Se fosse possível, a maior parte daqueles que em Portugal não trabalham por
conta de outrem, ou seja, desde os pequenos e médios comerciantes, industriais
e agricultores, passando pelas profissões liberais, pelos artífices e
prestadores de serviços de todo o tipo até aos grandes patrões do comércio, da indústria,
da agricultura e dos serviços, estaria presa e não haveria cadeias que chegassem
para albergar tanta gente…
Para que tais situações possam ser criminalmente atacáveis é
preciso que a acusação, o Ministério Público, faça prova dos específicos crimes
que podem levar àquele resultado, como, por exemplo, é o caso, entre muitos
outros, da corrupção, da fraude fiscal, do branqueamento de capitais, da participação
ilícita em negócio, etc., etc.
Acontece, porém, que o processo penal tal como está regulado
na nossa lei permite que uma acusação menos escrupulosa e um juiz parcialmente
justiceiro possam (não quer dizer que devam ou que tal comportamento seja
legal) prender uma pessoa porque suspeitam que um estilo de vida manifestamente
acima das possibilidades de quem o leva assenta em actos criminosos.
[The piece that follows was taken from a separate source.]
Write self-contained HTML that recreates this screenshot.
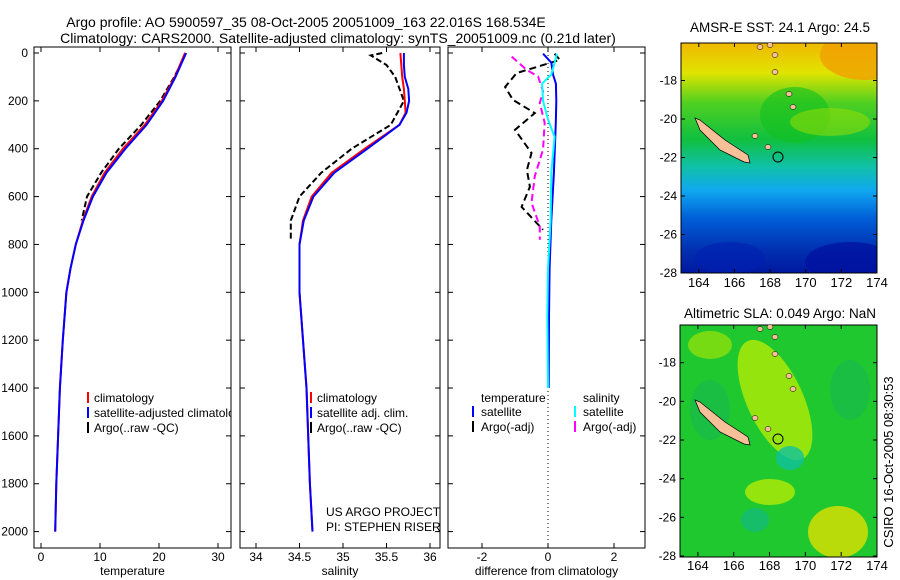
<!DOCTYPE html>
<html><head><meta charset="utf-8"><style>
html,body{margin:0;padding:0;background:#fff}
svg{display:block;font-family:"Liberation Sans",sans-serif}
text{font-size:12px;fill:#000}
.tt{font-size:14px}
.mt{font-size:13.5px}
.mk{font-size:13px}
</style></head><body>
<svg id="fig" width="900" height="580" viewBox="0 0 900 580">
<defs>
<linearGradient id="sst" x1="0" y1="0" x2="0" y2="1">
<stop offset="0" stop-color="#f0b800"/><stop offset="0.13" stop-color="#e0e400"/>
<stop offset="0.26" stop-color="#50d020"/><stop offset="0.42" stop-color="#10c040"/>
<stop offset="0.54" stop-color="#10c0a8"/><stop offset="0.64" stop-color="#10a8f0"/>
<stop offset="0.76" stop-color="#0060d8"/><stop offset="0.9" stop-color="#0030b0"/>
<stop offset="1" stop-color="#0018a0"/>
</linearGradient>
<clipPath id="c1"><rect x="34" y="47" width="197" height="501"/></clipPath>
<clipPath id="c2"><rect x="240" y="47" width="200" height="501"/></clipPath>
<clipPath id="c3"><rect x="448" y="47" width="197" height="501"/></clipPath>
<clipPath id="m1"><rect x="681" y="43" width="196" height="230"/></clipPath>
<clipPath id="m2"><rect x="680" y="325" width="197" height="232"/></clipPath>
</defs>
<text class="tt" x="306" y="27" text-anchor="middle">Argo profile: AO 5900597_35 08-Oct-2005 20051009_163 22.016S 168.534E</text>
<text class="tt" x="338" y="43" text-anchor="middle">Climatology: CARS2000. Satellite-adjusted climatology: synTS_20051009.nc (0.21d later)</text>

<g id="p1"></g>
<g id="p2"></g>
<g id="p3"></g>

<g clip-path="url(#c1)">
<line x1="88" y1="392" x2="88" y2="403" stroke="#f00" stroke-width="2"/><text x="94" y="402">climatology</text>
<line x1="88" y1="407" x2="88" y2="418" stroke="#00f" stroke-width="2"/><text x="94" y="417">satellite-adjusted climatology</text>
<line x1="88" y1="422" x2="88" y2="433" stroke="#000" stroke-width="2"/><text x="94" y="432">Argo(..raw -QC)</text>
</g>
<g>
<line x1="311" y1="392" x2="311" y2="403" stroke="#f00" stroke-width="2"/><text x="317" y="402">climatology</text>
<line x1="311" y1="407" x2="311" y2="418" stroke="#00f" stroke-width="2"/><text x="317" y="417">satellite adj. clim.</text>
<line x1="311" y1="422" x2="311" y2="433" stroke="#000" stroke-width="2"/><text x="317" y="432">Argo(..raw -QC)</text>
<text x="326" y="516">US ARGO PROJECT</text><text x="326" y="531">PI: STEPHEN RISER</text>
</g>
<g>
<text x="481" y="402">temperature</text><text x="583" y="402">salinity</text>
<line x1="473" y1="406" x2="473" y2="417" stroke="#00f" stroke-width="2"/><text x="481" y="416">satellite</text>
<line x1="473" y1="421" x2="473" y2="432" stroke="#000" stroke-width="2"/><text x="481" y="431">Argo(-adj)</text>
<line x1="575" y1="406" x2="575" y2="417" stroke="#0ff" stroke-width="2"/><text x="583" y="416">satellite</text>
<line x1="575" y1="421" x2="575" y2="432" stroke="#f0f" stroke-width="2"/><text x="583" y="431">Argo(-adj)</text>
</g>

<g>
<text class="mt" x="780" y="32" text-anchor="middle">AMSR-E SST: 24.1 Argo: 24.5</text>
<g clip-path="url(#m1)">
<rect x="681" y="43" width="196" height="230" fill="url(#sst)"/>
<ellipse cx="865" cy="55" rx="45" ry="25" fill="#f0a000" opacity="0.8"/>
<ellipse cx="795" cy="115" rx="35" ry="28" fill="#10c020" opacity="0.6"/>
<ellipse cx="830" cy="122" rx="40" ry="14" fill="#a0e000" opacity="0.5"/>
<ellipse cx="850" cy="262" rx="45" ry="20" fill="#0010a0" opacity="0.7"/>
<ellipse cx="730" cy="258" rx="35" ry="16" fill="#0020b0" opacity="0.6"/>
</g>
<rect x="681" y="43" width="196" height="230" fill="none" stroke="#000"/>
<g id="map1ax"></g>
</g>
<g>
<text class="mt" x="780" y="318" text-anchor="middle">Altimetric SLA: 0.049 Argo: NaN</text>
<g clip-path="url(#m2)">
<rect x="680" y="325" width="197" height="232" fill="#20c830"/>
<ellipse cx="775" cy="400" rx="28" ry="65" fill="#c8f000" opacity="0.7" transform="rotate(-25 775 400)"/>
<ellipse cx="710" cy="345" rx="22" ry="14" fill="#b0e800" opacity="0.6"/>
<ellipse cx="770" cy="492" rx="25" ry="13" fill="#c8f000" opacity="0.7"/>
<ellipse cx="838" cy="532" rx="30" ry="26" fill="#e0e000" opacity="0.8"/>
<ellipse cx="790" cy="458" rx="14" ry="12" fill="#10c0a0" opacity="0.8"/>
<ellipse cx="755" cy="520" rx="14" ry="12" fill="#10b890" opacity="0.6"/>
<ellipse cx="710" cy="410" rx="20" ry="30" fill="#10b060" opacity="0.4"/>
<ellipse cx="850" cy="390" rx="20" ry="30" fill="#10b060" opacity="0.4"/>
</g>
<rect x="680" y="325" width="197" height="232" fill="none" stroke="#000"/>
<g id="map2ax"></g>
</g>
<text class="mk" transform="translate(893,462) rotate(-90)" text-anchor="middle">CSIRO 16-Oct-2005 08:30:53</text>
</svg>
<script>
const tDepth=[0,100,200,300,400,500,600,700,800,900,1000,1200,1400,1600,1800,2000];
const tClim=[24.4,22.7,20.5,17.6,13.9,10.8,8.6,7.1,5.9,5.0,4.3,3.7,3.2,2.9,2.6,2.4];
const tSat=[24.6,22.8,20.7,17.9,14.3,11.1,8.8,7.2,5.9,5.0,4.3,3.7,3.2,2.9,2.6,2.4];
const aDepth=[0,50,100,200,300,400,500,600,700];
const tArgo=[24.5,23.6,22.6,20.2,17.0,13.2,10.2,7.8,6.9];
const sDepth=[0,50,100,150,200,250,300,400,500,600,700,800,1000,1200,1400,1600,1800,2000];
const sClim=[35.66,35.67,35.68,35.70,35.71,35.72,35.65,35.25,34.87,34.64,34.54,34.50,34.50,34.54,34.58,34.60,34.62,34.65];
const sSat=[35.70,35.70,35.71,35.75,35.76,35.73,35.65,35.28,34.90,34.66,34.55,34.50,34.50,34.54,34.58,34.60,34.62,34.65];
const saDepth=[0,10,50,100,200,300,400,500,600,700,780];
const sArgo=[35.45,35.32,35.5,35.6,35.7,35.55,35.1,34.75,34.5,34.4,34.4];
const dDepth=[3,29,84,142,196,251,321,418,489,559,643,739];
const dTArgo=[0.2,0.36,-0.95,-1.3,-1.06,-0.4,-1.0,-0.5,-0.64,-0.55,-0.8,-0.15];
const dmDepth=[15,70,98,160,209,292,404,515,626,724,780];
const dSArgo=[-1.1,-0.65,-0.3,-0.15,-0.25,-0.1,-0.15,-0.4,-0.5,-0.25,-0.25];
const dsDepth=[3,40,90,128,200,278,350,500,700,900,1100,1400];
const dTSat=[-0.15,0.1,0.15,0.24,0.25,0.24,0.22,0.18,0.1,0.05,0.03,0.02];
const dSSat=[0.27,0.2,0.1,-0.18,-0.15,0.0,0.2,0.1,0.08,0.0,-0.02,0.0];
const depthTicks=[0,200,400,600,800,1000,1200,1400,1600,1800,2000];
const tTicks=[0,10,20,30], sTicks=[34,34.5,35,35.5,36], dTicks=[-2,0,2];
const lonTicks=[164,166,168,170,172,174], latTicks=[-18,-20,-22,-24,-26,-28];

const NS='http://www.w3.org/2000/svg';
const Y=d=>53+d*0.2393;
const X1=v=>41+v*5.9, X2=v=>256+(v-34)*87, X3=v=>548+v*33;
function mk(p,tag,at){const e=document.createElementNS(NS,tag);for(const k in at)e.setAttribute(k,at[k]);p.appendChild(e);return e;}
function frame(g,x0,x1,X,ticks,label,showY){
  const r=mk(g,'rect',{x:x0,y:47,width:x1-x0,height:501,fill:'none',stroke:'#000'});
  
  
  ticks.forEach(t=>{const x=X(t);
    mk(g,'line',{x1:x,y1:548,x2:x,y2:543,stroke:'#000'});mk(g,'line',{x1:x,y1:47,x2:x,y2:52,stroke:'#000'});
    const tx=mk(g,'text',{x:x,y:561,'text-anchor':'middle'});tx.textContent=String(t);
    
    });
  depthTicks.forEach(d=>{const y=Y(d);
    mk(g,'line',{x1:x0,y1:y,x2:x0+5,y2:y,stroke:'#000'});mk(g,'line',{x1:x1,y1:y,x2:x1-5,y2:y,stroke:'#000'});
    if(showY){const tx=mk(g,'text',{x:28,y:y+4,'text-anchor':'end'});tx.textContent=String(d);
      
      }});
  const l=mk(g,'text',{x:(x0+x1)/2,y:575,'text-anchor':'middle'});l.textContent=label;
  
  
}
function line(g,X,ds,vs,col,dash,name,clip){
  const pts=ds.map((d,i)=>X(vs[i]).toFixed(1)+','+Y(d).toFixed(1)).join(' ');
  const p=mk(g,'polyline',{points:pts,fill:'none',stroke:col,'stroke-width':2,'clip-path':clip});
  if(dash)p.setAttribute('stroke-dasharray',dash);
  
  
}
const p1=document.getElementById('p1'),p2=document.getElementById('p2'),p3=document.getElementById('p3');
frame(p1,34,231,X1,tTicks,'temperature',true);
line(p1,X1,aDepth,tArgo,'#000','6,3','temp-argo-line','url(#c1)');
line(p1,X1,tDepth,tClim,'#f00',null,'temp-climatology-line','url(#c1)');
line(p1,X1,tDepth,tSat,'#00f',null,'temp-satellite-line','url(#c1)');
frame(p2,240,440,X2,sTicks,'salinity',false);
line(p2,X2,saDepth,sArgo,'#000','6,3','sal-argo-line','url(#c2)');
line(p2,X2,sDepth,sClim,'#f00',null,'sal-climatology-line','url(#c2)');
line(p2,X2,sDepth,sSat,'#00f',null,'sal-satellite-line','url(#c2)');
frame(p3,448,645,X3,dTicks,'difference from climatology',false);
const z=mk(p3,'line',{x1:X3(0),y1:47,x2:X3(0),y2:548,stroke:'#000','stroke-dasharray':'1,3'});


line(p3,X3,dDepth,dTArgo,'#000','7,4','diff-temp-argo-line','url(#c3)');
line(p3,X3,dmDepth,dSArgo,'#f0f','7,4','diff-sal-argo-line','url(#c3)');
line(p3,X3,dsDepth,dTSat,'#00f',null,'diff-temp-satellite-line','url(#c3)');
line(p3,X3,dsDepth,dSSat,'#0ff',null,'diff-sal-satellite-line','url(#c3)');

function mapAxes(id,x0,x1,top,bot,latTop){
  const g=document.getElementById(id);
  const LX=v=>x0+(v-163)*(x1-x0)/11, LY=v=>top+(latTop-v)*(bot-top)/(latTop+28);
  lonTicks.forEach(v=>{const x=LX(v);mk(g,'line',{x1:x,y1:bot,x2:x,y2:bot-4,stroke:'#000'});mk(g,'line',{x1:x,y1:top,x2:x,y2:top+4,stroke:'#000'});
    const t=mk(g,'text',{x:x,y:bot+14,'text-anchor':'middle','class':'mk'});t.textContent=v;
    
    });
  latTicks.forEach(v=>{const y=LY(v);mk(g,'line',{x1:x0,y1:y,x2:x0+4,y2:y,stroke:'#000'});mk(g,'line',{x1:x1,y1:y,x2:x1-4,y2:y,stroke:'#000'});
    const t=mk(g,'text',{x:x0-4,y:y+4,'text-anchor':'end'});t.textContent=v;
    
    });
  const dy=top-43;
  const isl=mk(g,'polygon',{points:`695,${118+dy} 700,${120+dy} 725,${140+dy} 748,${155+dy} 750,${163+dy} 744,${162+dy} 720,${150+dy} 700,${130+dy}`,fill:'#f8c098',stroke:'#000','stroke-width':0.7});
  
  
  [[760,47],[770,45],[775,55],[775,72],[789,94],[793,107],[755,136],[768,147]].forEach(p=>{
    const e=mk(g,'ellipse',{cx:p[0],cy:p[1]+dy,rx:3,ry:2.5,fill:'#f8c098',stroke:'#000','stroke-width':0.5});
    
    });
  const c=mk(g,'circle',{cx:778,cy:157+dy,r:5,fill:'none',stroke:'#000'});
  
  
}
mapAxes('map1ax',681,877,43,273,-16.05);
mapAxes('map2ax',680,877,325,556,-16.05);
</script>
</body></html>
E sabem
que ao fazê-lo, principalmente nos termos em que o fazem, isto é, relativamente a um político, que isto cai bem numa
opinião pública sedenta de “sangue” e exangue por força das brutais medidas de
austeridade que lhe têm sido impostas para pagar a falcatrua dos bancos, a
insensatez dos governantes e os desvarios de um sistema que não olha a meios
para aumentar os lucros à custa da exploração desenfreada da maior parte.
Simplesmente, isto é o fim do estado de direito. É mesmo um
atentado ao estado de direito e quem perpetra este tipo de acções não pode
deixar de ser responsabilizado. Em processo penal não vale tudo e muito menos
vale usar o processo penal como instrumento de luta política.
Os factos ontem dados a conhecer por José Sócrates, e de cuja
existência já se suspeitava, configuram uma situação da máxima gravidade a que
urge rapidamente pôr termo. A Justiça não pode prender um cidadão por
suspeita de crimes não indiciados por factos específicos, e muito menos
negar-se a exibir perante o detido as provas em que fundamenta a sua detenção.
A prisão não pode ser o instrumento primeiro da investigação nem pode servir
para aterrorizar ou humilhar o arguido.
A prisão de Sócrates é, como desde a primeira hora se tinha
depreendido, ilegal. Portanto, não pode ser mantida apesar de gozar da aceitação
de uma parte da opinião pública, dos partidos do Governo e da relativa
compreensão da nomenklatura do PS, suficientemente satisfeita desde que
Sócrates possa fazer a “defesa da sua verdade”.
Como acabou de se ver, depois da intervenção de Marques Mendes
na SIC desta noite, há uma perfeita sintonia entre as teses do PSD e as da
acusação e do juiz de instrução. Também Marques Mendes apenas está interessado
em sublinhar a tal divergência acima assinalada, que, como é óbvio, é a que “rende”
na opinião pública.
Estado de direito, democracia, respeito pelos princípios
essenciais do direito penal são conceitos despidos de conteúdo sem quaisquer consequências
práticas. Marques Mendes tem a vantagem de nem sequer disfarçar, embora na
pequenez do seu raciocínio esteja convencido do contrário.